Although no direct philosophical doctrines are propounded in "Human, All-Too-Human," Nietzsche had undoubtedly outlined in his mind the constructive works which were to come later. However, in reading this work one finds but little indication—and that only obscurely hinted at—of the transvaluation of values which[Pg 54] was to follow the devaluation. We have no hint, for instance, of the doctrine of the superman other than an implied ideal of an intellectual aristocracy which will permit of the highest development; of the individual. Evolution beyond the present is mentioned but indirectly. The future, to this destructive Nietzsche, is non-existent. His eyes are continually turned toward the past and they shift no further than the present.
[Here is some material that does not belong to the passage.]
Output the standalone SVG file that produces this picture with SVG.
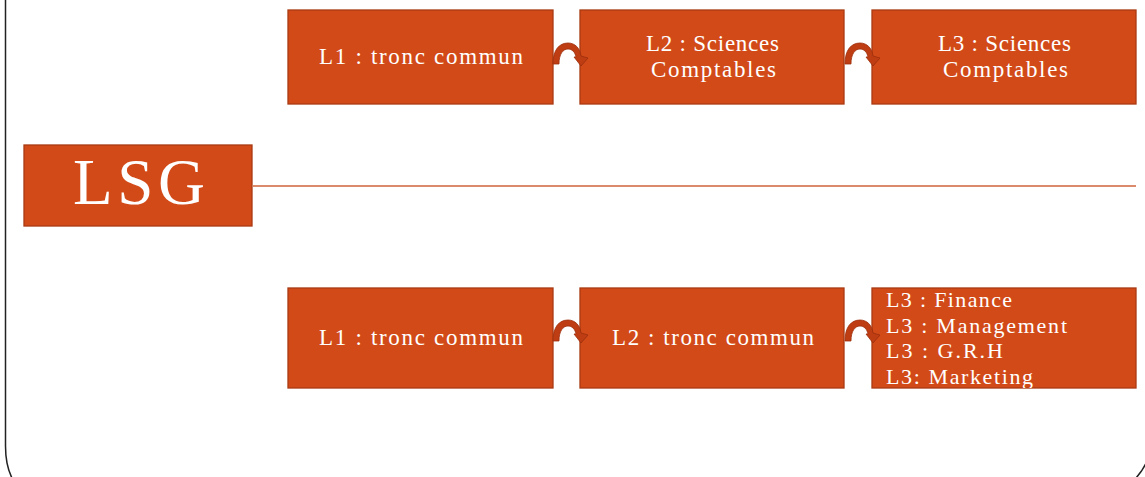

Only through implication is the Hellenic ideal voiced, and then it is with a certain degree of speculation as to its efficacy in meeting the demands of the modern man. Greek culture is used largely as a means of comparison, or as an arbitrary premise of his dialectic. The doctrine of eternal recurrence, which was to form one of the bases of "Thus Spake Zarathustra," is not even suggested. The "will to power," the anti-Schopenhauerian doctrine, which is the framework on which all of Nietzsche's constructive thinking is hung, was, at the time of his writing "Human, All-Too-Human," a hypothesis, vague and undeveloped.